--- begin Material provided ---

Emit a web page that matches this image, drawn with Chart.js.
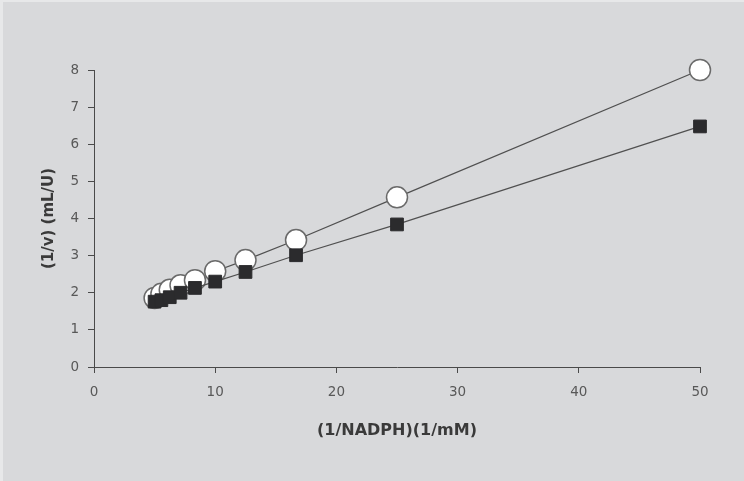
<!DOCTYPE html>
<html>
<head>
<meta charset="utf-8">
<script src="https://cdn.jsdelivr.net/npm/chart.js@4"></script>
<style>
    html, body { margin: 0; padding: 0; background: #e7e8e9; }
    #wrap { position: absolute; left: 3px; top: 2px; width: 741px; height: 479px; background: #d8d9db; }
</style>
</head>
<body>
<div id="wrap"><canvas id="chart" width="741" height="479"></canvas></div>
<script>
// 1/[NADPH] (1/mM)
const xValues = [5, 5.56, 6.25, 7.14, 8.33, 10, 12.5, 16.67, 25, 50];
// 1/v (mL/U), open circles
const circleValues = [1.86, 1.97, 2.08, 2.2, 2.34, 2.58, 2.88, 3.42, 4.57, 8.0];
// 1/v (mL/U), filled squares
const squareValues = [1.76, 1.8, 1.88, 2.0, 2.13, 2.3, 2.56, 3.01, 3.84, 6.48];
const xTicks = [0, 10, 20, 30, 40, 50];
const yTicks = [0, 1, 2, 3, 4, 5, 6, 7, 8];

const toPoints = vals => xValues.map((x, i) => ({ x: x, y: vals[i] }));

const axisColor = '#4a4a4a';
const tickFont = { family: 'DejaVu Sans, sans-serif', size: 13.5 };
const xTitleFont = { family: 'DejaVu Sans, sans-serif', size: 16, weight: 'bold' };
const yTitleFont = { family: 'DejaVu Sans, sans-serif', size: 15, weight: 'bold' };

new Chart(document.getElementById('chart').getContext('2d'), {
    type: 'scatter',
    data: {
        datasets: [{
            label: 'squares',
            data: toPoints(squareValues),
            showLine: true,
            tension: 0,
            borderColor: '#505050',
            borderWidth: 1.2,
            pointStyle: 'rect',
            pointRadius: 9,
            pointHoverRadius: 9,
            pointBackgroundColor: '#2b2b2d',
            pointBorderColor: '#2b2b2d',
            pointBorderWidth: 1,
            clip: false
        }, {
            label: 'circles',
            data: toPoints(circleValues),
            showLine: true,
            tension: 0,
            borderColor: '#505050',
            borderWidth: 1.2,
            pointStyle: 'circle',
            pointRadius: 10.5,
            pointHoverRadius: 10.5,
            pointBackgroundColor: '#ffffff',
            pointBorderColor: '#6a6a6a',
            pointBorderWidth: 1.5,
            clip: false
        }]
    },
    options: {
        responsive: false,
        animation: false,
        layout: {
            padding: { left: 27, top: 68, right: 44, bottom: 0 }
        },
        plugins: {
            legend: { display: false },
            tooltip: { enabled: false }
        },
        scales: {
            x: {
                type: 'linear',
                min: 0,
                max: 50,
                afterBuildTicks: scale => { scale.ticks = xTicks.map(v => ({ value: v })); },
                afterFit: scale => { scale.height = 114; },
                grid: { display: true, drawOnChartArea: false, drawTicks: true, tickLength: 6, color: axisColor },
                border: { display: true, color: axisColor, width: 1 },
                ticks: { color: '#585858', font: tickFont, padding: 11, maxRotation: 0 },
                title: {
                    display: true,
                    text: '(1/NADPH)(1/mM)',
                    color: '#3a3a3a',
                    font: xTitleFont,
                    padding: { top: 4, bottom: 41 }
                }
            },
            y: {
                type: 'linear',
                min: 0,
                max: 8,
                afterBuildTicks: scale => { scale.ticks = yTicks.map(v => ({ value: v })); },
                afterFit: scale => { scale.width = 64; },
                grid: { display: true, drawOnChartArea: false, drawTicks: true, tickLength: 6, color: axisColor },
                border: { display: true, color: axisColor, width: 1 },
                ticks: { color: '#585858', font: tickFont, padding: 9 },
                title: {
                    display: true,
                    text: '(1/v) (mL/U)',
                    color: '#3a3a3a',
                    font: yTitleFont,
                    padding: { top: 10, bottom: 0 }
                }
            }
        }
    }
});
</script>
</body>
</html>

--- end Material provided ---

● **Challenge**
Copy all the lines of data exactly as they appear, dropping any images.

● **The completed task**
Emit a web page that matches this image, drawn with Chart.js.
<!DOCTYPE html>
<html>
<head>
<meta charset="utf-8">
<script src="https://cdn.jsdelivr.net/npm/chart.js@4"></script>
<style>
    html, body { margin: 0; padding: 0; background: #e7e8e9; }
    #wrap { position: absolute; left: 3px; top: 2px; width: 741px; height: 479px; background: #d8d9db; }
</style>
</head>
<body>
<div id="wrap"><canvas id="chart" width="741" height="479"></canvas></div>
<script>
// 1/[NADPH] (1/mM)
const xValues = [5, 5.56, 6.25, 7.14, 8.33, 10, 12.5, 16.67, 25, 50];
// 1/v (mL/U), open circles
const circleValues = [1.86, 1.97, 2.08, 2.2, 2.34, 2.58, 2.88, 3.42, 4.57, 8.0];
// 1/v (mL/U), filled squares
const squareValues = [1.76, 1.8, 1.88, 2.0, 2.13, 2.3, 2.56, 3.01, 3.84, 6.48];
const xTicks = [0, 10, 20, 30, 40, 50];
const yTicks = [0, 1, 2, 3, 4, 5, 6, 7, 8];

const toPoints = vals => xValues.map((x, i) => ({ x: x, y: vals[i] }));

const axisColor = '#4a4a4a';
const tickFont = { family: 'DejaVu Sans, sans-serif', size: 13.5 };
const xTitleFont = { family: 'DejaVu Sans, sans-serif', size: 16, weight: 'bold' };
const yTitleFont = { family: 'DejaVu Sans, sans-serif', size: 15, weight: 'bold' };

new Chart(document.getElementById('chart').getContext('2d'), {
    type: 'scatter',
    data: {
        datasets: [{
            label: 'squares',
            data: toPoints(squareValues),
            showLine: true,
            tension: 0,
            borderColor: '#505050',
            borderWidth: 1.2,
            pointStyle: 'rect',
            pointRadius: 9,
            pointHoverRadius: 9,
            pointBackgroundColor: '#2b2b2d',
            pointBorderColor: '#2b2b2d',
            pointBorderWidth: 1,
            clip: false
        }, {
            label: 'circles',
            data: toPoints(circleValues),
            showLine: true,
            tension: 0,
            borderColor: '#505050',
            borderWidth: 1.2,
            pointStyle: 'circle',
            pointRadius: 10.5,
            pointHoverRadius: 10.5,
            pointBackgroundColor: '#ffffff',
            pointBorderColor: '#6a6a6a',
            pointBorderWidth: 1.5,
            clip: false
        }]
    },
    options: {
        responsive: false,
        animation: false,
        layout: {
            padding: { left: 27, top: 68, right: 44, bottom: 0 }
        },
        plugins: {
            legend: { display: false },
            tooltip: { enabled: false }
        },
        scales: {
            x: {
                type: 'linear',
                min: 0,
                max: 50,
                afterBuildTicks: scale => { scale.ticks = xTicks.map(v => ({ value: v })); },
                afterFit: scale => { scale.height = 114; },
                grid: { display: true, drawOnChartArea: false, drawTicks: true, tickLength: 6, color: axisColor },
                border: { display: true, color: axisColor, width: 1 },
                ticks: { color: '#585858', font: tickFont, padding: 11, maxRotation: 0 },
                title: {
                    display: true,
                    text: '(1/NADPH)(1/mM)',
                    color: '#3a3a3a',
                    font: xTitleFont,
                    padding: { top: 4, bottom: 41 }
                }
            },
            y: {
                type: 'linear',
                min: 0,
                max: 8,
                afterBuildTicks: scale => { scale.ticks = yTicks.map(v => ({ value: v })); },
                afterFit: scale => { scale.width = 64; },
                grid: { display: true, drawOnChartArea: false, drawTicks: true, tickLength: 6, color: axisColor },
                border: { display: true, color: axisColor, width: 1 },
                ticks: { color: '#585858', font: tickFont, padding: 9 },
                title: {
                    display: true,
                    text: '(1/v) (mL/U)',
                    color: '#3a3a3a',
                    font: yTitleFont,
                    padding: { top: 10, bottom: 0 }
                }
            }
        }
    }
});
</script>
</body>
</html>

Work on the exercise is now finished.